(Charts and diagrams as code)
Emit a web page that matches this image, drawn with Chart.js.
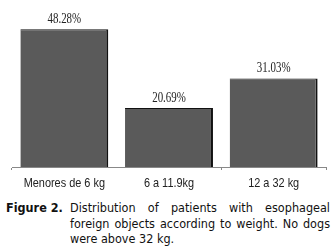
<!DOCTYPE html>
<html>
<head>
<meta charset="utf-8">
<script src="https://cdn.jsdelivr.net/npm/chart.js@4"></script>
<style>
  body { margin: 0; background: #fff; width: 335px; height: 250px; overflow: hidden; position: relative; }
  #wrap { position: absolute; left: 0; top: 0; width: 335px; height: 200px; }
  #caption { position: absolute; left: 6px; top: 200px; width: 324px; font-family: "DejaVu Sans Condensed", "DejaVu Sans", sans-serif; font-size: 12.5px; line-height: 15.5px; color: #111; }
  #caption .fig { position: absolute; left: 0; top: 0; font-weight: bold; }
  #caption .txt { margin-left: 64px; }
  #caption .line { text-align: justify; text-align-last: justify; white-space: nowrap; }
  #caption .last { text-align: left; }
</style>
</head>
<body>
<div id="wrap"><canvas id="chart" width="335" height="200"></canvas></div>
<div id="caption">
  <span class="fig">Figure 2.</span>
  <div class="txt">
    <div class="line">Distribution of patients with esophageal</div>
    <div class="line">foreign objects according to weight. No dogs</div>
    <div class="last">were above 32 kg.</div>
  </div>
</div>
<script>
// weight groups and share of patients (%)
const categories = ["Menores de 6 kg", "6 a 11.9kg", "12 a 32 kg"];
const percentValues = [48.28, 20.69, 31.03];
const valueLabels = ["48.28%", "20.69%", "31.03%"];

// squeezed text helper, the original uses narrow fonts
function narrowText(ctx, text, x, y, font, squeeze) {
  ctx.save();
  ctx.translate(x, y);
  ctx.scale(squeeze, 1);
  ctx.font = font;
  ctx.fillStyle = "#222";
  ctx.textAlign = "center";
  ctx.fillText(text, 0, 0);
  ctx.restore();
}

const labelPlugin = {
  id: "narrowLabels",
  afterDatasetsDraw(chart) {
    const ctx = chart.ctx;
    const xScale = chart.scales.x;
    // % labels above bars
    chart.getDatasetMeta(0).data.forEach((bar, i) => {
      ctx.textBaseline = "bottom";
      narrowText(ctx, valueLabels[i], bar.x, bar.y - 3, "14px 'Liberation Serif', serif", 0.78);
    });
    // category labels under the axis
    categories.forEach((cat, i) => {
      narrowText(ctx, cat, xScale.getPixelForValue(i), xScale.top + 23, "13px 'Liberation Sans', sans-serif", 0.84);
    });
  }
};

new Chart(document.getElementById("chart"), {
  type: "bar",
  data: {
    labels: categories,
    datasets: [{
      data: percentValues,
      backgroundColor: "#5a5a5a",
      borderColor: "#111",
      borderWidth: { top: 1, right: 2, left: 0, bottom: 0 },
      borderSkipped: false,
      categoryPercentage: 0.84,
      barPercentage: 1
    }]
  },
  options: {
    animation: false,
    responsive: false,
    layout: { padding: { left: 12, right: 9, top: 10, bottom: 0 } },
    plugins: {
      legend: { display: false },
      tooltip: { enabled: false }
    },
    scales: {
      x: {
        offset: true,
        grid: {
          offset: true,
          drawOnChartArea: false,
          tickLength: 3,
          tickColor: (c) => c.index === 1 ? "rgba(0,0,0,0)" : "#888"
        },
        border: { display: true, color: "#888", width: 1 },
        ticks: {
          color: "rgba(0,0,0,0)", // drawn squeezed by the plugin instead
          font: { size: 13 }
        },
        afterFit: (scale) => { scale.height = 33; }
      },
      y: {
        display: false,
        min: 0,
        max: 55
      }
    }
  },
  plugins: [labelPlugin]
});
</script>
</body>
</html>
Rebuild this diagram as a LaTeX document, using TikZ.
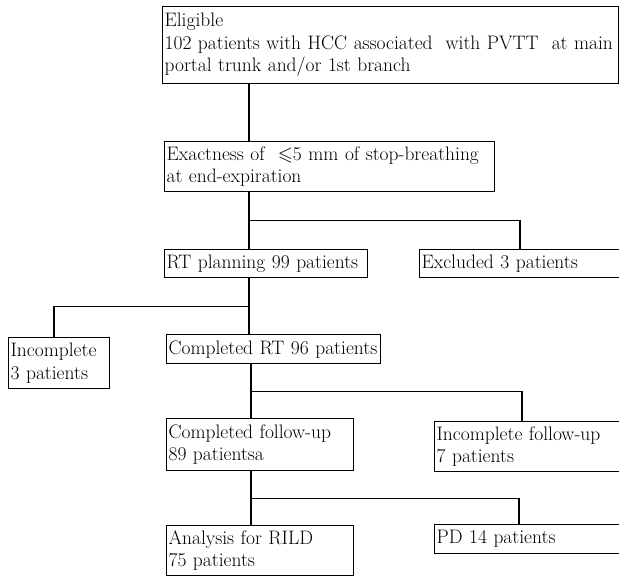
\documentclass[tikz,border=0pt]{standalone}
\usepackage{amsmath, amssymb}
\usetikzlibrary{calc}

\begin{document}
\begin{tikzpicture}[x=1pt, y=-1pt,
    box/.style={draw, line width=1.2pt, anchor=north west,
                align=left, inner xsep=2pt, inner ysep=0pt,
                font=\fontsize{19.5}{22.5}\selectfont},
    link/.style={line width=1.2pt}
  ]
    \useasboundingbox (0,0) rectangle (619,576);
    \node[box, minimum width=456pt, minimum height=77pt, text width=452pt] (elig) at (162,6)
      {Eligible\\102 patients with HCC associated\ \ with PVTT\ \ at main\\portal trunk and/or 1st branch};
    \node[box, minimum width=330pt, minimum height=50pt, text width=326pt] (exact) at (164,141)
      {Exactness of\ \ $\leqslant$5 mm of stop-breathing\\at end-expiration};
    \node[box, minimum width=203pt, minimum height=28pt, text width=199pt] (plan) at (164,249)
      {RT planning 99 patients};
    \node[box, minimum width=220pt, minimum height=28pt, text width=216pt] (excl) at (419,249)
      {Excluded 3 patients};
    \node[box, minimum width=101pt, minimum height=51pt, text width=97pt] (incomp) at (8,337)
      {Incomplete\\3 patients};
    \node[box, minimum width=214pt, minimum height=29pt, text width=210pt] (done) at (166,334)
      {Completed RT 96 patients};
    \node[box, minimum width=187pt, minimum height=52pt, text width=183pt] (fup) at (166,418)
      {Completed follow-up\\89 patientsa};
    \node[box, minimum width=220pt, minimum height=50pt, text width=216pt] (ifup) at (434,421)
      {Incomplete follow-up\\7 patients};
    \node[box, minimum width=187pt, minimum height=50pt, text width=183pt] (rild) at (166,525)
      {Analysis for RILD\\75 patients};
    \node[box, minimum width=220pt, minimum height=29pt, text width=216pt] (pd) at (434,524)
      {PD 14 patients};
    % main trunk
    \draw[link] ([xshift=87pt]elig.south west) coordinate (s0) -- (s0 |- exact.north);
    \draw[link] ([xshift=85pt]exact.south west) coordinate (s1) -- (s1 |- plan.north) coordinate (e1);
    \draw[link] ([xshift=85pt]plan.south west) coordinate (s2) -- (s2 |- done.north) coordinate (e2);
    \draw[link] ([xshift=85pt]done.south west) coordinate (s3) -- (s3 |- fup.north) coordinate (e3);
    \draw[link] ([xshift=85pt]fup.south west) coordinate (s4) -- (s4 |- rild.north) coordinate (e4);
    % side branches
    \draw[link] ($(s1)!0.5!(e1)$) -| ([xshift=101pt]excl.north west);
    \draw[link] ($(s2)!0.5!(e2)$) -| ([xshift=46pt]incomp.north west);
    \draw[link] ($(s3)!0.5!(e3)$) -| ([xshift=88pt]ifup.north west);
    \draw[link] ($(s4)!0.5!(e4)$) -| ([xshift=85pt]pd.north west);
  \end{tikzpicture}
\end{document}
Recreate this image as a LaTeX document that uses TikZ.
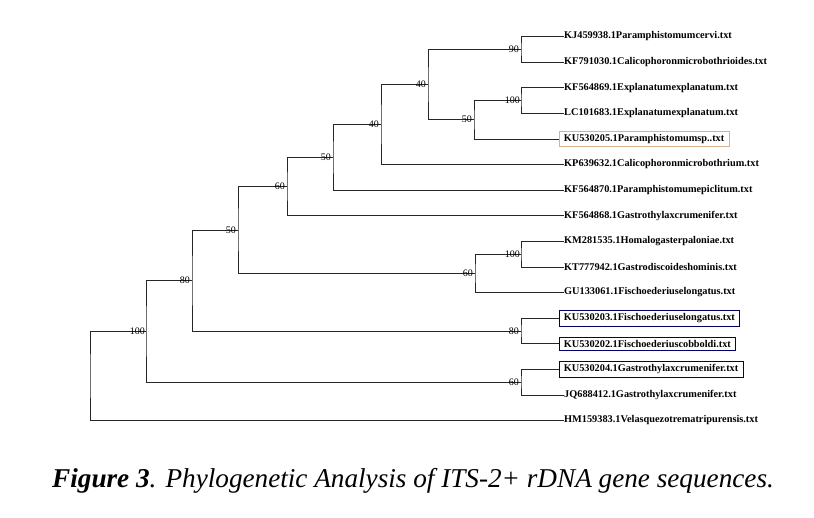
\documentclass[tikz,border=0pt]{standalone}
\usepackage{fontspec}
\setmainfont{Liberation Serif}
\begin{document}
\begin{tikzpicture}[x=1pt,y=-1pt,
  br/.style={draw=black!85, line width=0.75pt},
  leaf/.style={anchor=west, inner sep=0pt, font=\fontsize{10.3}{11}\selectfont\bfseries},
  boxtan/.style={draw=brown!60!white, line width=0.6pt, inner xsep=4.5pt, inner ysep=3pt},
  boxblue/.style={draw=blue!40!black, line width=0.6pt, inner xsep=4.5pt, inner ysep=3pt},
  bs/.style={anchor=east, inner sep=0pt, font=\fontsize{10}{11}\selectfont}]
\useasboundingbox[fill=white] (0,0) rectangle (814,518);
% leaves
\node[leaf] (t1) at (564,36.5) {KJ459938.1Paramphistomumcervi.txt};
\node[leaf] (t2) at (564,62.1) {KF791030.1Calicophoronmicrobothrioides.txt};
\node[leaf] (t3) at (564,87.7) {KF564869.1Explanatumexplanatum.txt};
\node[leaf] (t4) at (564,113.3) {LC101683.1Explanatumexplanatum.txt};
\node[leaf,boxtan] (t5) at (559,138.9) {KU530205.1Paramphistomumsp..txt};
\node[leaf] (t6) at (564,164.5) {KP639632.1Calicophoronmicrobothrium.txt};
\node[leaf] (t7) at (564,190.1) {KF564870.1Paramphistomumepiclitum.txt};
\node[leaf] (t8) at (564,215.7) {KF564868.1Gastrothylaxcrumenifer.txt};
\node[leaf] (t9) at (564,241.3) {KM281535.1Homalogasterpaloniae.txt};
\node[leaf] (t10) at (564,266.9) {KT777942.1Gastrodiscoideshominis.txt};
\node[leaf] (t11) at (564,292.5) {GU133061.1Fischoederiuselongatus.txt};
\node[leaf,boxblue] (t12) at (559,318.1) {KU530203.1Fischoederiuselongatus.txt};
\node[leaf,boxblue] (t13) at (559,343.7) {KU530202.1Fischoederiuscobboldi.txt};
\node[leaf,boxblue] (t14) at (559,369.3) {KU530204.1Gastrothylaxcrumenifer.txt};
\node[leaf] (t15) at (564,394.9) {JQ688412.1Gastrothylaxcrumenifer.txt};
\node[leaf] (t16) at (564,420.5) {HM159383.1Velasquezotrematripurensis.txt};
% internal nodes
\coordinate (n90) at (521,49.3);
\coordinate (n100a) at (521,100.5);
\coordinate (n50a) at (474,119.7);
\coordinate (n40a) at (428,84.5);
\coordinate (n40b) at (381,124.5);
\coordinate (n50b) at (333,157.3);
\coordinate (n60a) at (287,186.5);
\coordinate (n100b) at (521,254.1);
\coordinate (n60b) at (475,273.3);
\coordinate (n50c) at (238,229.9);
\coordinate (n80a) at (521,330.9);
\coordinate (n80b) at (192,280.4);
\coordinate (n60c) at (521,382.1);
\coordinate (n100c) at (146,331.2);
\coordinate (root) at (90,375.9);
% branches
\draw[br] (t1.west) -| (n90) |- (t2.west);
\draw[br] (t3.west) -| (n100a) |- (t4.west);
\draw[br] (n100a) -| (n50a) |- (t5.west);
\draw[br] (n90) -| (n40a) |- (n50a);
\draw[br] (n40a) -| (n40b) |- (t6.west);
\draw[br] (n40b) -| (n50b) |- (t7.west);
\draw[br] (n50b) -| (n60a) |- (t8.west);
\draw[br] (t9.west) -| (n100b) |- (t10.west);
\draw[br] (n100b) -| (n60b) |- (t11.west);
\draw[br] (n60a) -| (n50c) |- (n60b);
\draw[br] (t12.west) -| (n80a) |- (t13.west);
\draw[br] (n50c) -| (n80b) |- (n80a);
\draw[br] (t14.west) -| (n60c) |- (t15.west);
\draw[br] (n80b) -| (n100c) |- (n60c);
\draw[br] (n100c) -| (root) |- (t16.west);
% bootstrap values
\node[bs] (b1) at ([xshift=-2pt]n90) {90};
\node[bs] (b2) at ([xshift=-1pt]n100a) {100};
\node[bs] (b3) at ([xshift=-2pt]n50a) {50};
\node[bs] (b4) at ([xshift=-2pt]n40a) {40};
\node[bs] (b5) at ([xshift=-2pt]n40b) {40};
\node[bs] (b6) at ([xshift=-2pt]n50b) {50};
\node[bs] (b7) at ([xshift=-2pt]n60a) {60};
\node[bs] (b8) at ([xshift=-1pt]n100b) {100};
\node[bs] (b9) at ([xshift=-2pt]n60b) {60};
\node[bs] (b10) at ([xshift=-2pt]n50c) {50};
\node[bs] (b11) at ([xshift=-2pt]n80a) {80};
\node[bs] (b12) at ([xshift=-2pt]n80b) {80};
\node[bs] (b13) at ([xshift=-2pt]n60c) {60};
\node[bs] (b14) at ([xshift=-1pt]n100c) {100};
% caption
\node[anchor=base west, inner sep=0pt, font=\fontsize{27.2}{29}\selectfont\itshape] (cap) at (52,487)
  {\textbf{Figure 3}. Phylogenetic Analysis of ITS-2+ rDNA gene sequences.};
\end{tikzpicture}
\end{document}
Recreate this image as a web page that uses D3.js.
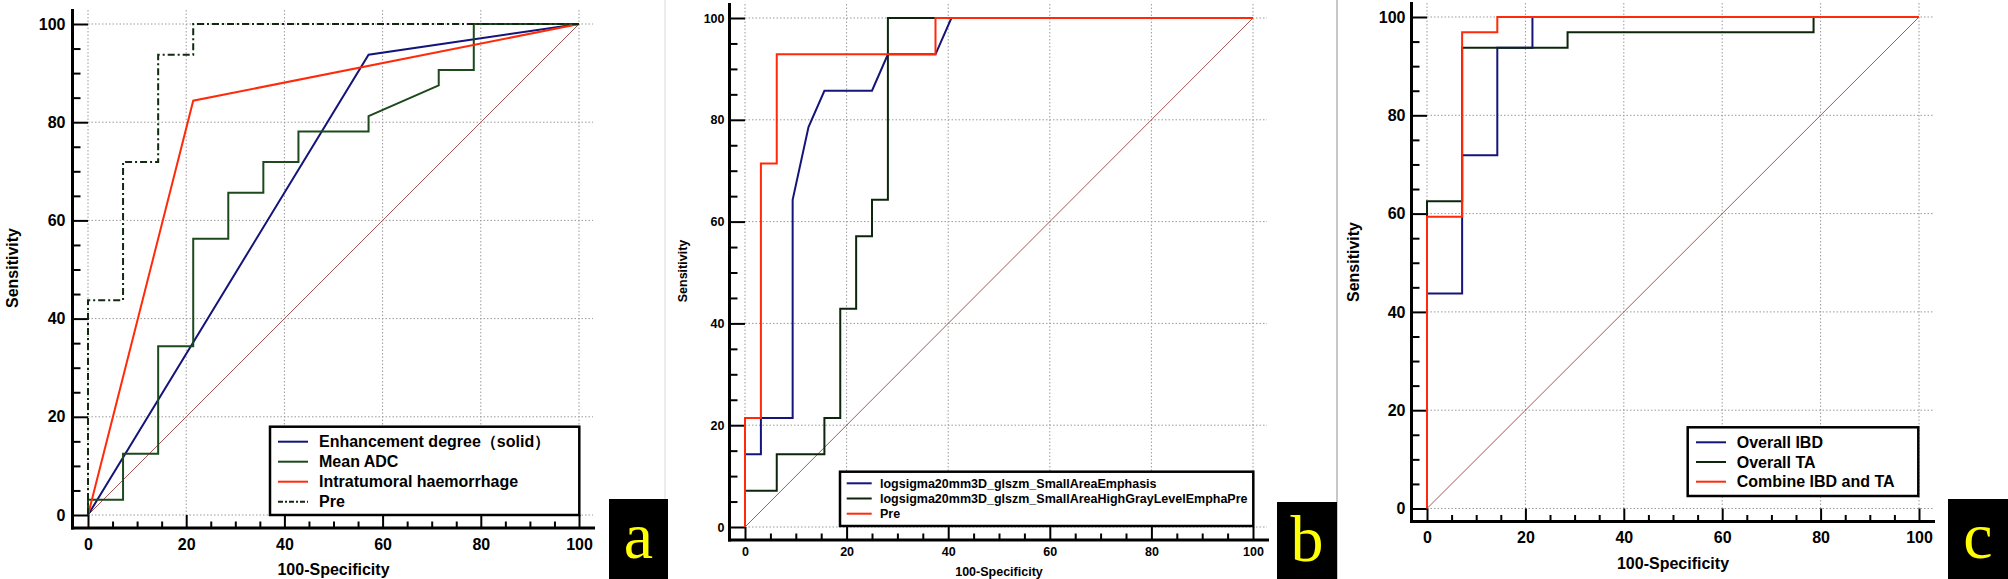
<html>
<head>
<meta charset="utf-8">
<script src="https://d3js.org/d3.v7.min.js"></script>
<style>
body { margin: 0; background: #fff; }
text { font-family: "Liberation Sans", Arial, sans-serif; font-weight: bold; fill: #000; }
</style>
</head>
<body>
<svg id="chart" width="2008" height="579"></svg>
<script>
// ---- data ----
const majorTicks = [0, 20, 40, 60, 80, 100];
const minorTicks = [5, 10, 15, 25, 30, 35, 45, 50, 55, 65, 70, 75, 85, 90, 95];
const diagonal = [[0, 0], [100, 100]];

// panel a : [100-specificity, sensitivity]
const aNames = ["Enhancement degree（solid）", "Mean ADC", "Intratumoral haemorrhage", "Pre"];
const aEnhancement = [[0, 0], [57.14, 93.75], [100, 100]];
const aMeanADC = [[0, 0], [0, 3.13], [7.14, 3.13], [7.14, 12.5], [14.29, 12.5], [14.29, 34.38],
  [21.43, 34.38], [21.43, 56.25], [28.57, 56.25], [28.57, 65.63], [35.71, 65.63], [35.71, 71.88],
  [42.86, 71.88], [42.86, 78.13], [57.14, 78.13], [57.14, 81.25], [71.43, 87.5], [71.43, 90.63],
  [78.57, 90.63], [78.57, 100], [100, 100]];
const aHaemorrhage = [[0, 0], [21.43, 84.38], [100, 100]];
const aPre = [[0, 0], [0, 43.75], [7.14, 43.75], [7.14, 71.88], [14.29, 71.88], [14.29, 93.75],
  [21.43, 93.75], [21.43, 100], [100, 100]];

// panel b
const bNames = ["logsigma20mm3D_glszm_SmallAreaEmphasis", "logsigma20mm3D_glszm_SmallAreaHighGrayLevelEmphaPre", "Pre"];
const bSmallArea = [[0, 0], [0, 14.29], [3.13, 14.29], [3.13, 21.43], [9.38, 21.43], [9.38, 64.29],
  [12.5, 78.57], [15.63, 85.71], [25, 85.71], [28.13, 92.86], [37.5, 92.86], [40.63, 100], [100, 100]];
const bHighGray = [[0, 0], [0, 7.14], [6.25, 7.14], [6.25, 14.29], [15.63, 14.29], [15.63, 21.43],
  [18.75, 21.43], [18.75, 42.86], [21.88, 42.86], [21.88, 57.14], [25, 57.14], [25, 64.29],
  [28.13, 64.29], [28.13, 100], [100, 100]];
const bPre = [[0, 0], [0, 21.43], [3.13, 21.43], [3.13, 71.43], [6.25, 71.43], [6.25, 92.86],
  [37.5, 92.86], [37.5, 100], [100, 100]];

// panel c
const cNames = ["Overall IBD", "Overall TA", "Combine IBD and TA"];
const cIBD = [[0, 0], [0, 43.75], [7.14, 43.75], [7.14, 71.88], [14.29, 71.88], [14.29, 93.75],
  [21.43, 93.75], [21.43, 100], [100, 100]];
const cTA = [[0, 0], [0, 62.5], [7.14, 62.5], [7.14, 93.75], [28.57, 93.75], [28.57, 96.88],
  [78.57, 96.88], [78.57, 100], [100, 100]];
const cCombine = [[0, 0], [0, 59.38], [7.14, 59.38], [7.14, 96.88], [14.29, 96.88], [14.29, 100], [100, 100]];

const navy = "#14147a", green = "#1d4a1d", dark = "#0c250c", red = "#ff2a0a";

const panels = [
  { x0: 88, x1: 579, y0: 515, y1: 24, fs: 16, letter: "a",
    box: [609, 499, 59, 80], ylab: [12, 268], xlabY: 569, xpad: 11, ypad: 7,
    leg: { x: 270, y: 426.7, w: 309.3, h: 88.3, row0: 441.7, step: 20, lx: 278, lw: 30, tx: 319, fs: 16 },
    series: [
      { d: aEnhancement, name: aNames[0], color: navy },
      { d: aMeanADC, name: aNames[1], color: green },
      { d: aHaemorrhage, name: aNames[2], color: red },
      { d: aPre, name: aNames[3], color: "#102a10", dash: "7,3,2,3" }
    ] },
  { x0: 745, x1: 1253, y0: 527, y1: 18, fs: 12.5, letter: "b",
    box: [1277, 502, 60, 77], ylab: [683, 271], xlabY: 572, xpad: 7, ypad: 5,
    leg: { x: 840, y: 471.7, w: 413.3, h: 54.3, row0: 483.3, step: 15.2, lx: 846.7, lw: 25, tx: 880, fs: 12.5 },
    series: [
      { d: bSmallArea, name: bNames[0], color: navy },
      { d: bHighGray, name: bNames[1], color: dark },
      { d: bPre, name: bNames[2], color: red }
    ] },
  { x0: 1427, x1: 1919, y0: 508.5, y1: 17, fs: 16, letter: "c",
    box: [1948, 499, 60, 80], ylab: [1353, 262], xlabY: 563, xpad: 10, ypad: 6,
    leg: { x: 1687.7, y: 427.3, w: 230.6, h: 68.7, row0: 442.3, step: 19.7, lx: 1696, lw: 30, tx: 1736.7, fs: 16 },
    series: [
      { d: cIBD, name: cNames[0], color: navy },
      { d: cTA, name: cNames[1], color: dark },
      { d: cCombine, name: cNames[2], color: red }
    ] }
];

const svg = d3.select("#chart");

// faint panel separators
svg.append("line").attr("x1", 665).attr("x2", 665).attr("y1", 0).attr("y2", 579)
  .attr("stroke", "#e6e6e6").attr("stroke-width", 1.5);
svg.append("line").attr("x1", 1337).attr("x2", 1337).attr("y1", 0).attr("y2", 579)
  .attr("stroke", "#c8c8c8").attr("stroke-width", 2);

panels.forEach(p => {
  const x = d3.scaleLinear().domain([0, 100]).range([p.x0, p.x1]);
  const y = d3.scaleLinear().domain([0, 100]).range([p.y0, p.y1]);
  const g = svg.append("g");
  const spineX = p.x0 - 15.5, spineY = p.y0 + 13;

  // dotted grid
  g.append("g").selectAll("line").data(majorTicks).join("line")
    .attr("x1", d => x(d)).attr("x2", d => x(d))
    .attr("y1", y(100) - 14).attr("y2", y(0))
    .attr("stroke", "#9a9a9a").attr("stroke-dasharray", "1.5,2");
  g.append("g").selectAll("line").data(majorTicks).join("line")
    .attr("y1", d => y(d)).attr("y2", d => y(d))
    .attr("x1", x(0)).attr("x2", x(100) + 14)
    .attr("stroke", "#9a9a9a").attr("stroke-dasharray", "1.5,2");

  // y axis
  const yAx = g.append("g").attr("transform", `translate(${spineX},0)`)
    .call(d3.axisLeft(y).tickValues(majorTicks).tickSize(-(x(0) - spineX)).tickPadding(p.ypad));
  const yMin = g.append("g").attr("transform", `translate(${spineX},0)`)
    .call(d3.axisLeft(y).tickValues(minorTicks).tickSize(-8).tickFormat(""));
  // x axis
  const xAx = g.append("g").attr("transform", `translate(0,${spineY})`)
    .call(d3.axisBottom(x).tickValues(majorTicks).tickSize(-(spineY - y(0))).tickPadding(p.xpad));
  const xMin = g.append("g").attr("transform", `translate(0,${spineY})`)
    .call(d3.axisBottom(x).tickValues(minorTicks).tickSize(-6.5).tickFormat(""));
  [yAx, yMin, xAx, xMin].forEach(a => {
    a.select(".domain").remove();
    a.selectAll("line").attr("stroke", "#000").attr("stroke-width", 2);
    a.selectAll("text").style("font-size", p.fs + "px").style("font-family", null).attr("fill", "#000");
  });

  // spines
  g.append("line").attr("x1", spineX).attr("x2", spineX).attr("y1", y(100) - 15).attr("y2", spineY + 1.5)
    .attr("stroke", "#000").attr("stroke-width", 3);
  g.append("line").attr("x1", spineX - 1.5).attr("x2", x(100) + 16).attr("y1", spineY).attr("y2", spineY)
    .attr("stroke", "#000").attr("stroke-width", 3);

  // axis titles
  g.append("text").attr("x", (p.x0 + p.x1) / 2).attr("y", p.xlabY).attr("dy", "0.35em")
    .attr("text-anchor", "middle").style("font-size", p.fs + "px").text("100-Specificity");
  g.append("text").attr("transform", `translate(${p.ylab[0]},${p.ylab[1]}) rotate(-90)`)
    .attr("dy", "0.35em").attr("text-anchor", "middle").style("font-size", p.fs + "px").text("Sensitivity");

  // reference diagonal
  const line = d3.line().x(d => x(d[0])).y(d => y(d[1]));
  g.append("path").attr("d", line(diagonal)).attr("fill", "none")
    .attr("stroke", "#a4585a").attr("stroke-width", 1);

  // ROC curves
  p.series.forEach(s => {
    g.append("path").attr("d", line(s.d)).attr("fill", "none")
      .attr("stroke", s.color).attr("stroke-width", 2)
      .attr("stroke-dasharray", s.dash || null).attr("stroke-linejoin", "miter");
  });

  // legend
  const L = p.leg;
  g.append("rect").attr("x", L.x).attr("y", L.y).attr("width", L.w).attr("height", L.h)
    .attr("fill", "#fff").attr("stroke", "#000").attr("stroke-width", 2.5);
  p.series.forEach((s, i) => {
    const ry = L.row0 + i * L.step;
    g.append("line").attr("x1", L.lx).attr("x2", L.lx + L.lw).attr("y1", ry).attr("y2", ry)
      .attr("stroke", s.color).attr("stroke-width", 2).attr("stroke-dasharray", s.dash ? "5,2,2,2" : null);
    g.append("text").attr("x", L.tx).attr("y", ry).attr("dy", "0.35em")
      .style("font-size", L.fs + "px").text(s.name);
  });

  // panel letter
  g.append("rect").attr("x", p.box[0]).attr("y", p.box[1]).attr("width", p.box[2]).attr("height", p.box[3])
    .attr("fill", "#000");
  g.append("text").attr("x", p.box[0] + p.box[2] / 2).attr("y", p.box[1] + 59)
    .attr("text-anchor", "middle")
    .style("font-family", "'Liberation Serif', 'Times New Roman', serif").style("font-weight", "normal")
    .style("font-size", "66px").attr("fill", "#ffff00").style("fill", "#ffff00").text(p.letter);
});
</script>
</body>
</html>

◆ **EXERCISE INSTRUCTIONS**
Find how many lines in the material hold the word "with" and state that number alone.

◆ **TASK OUTPUT**
3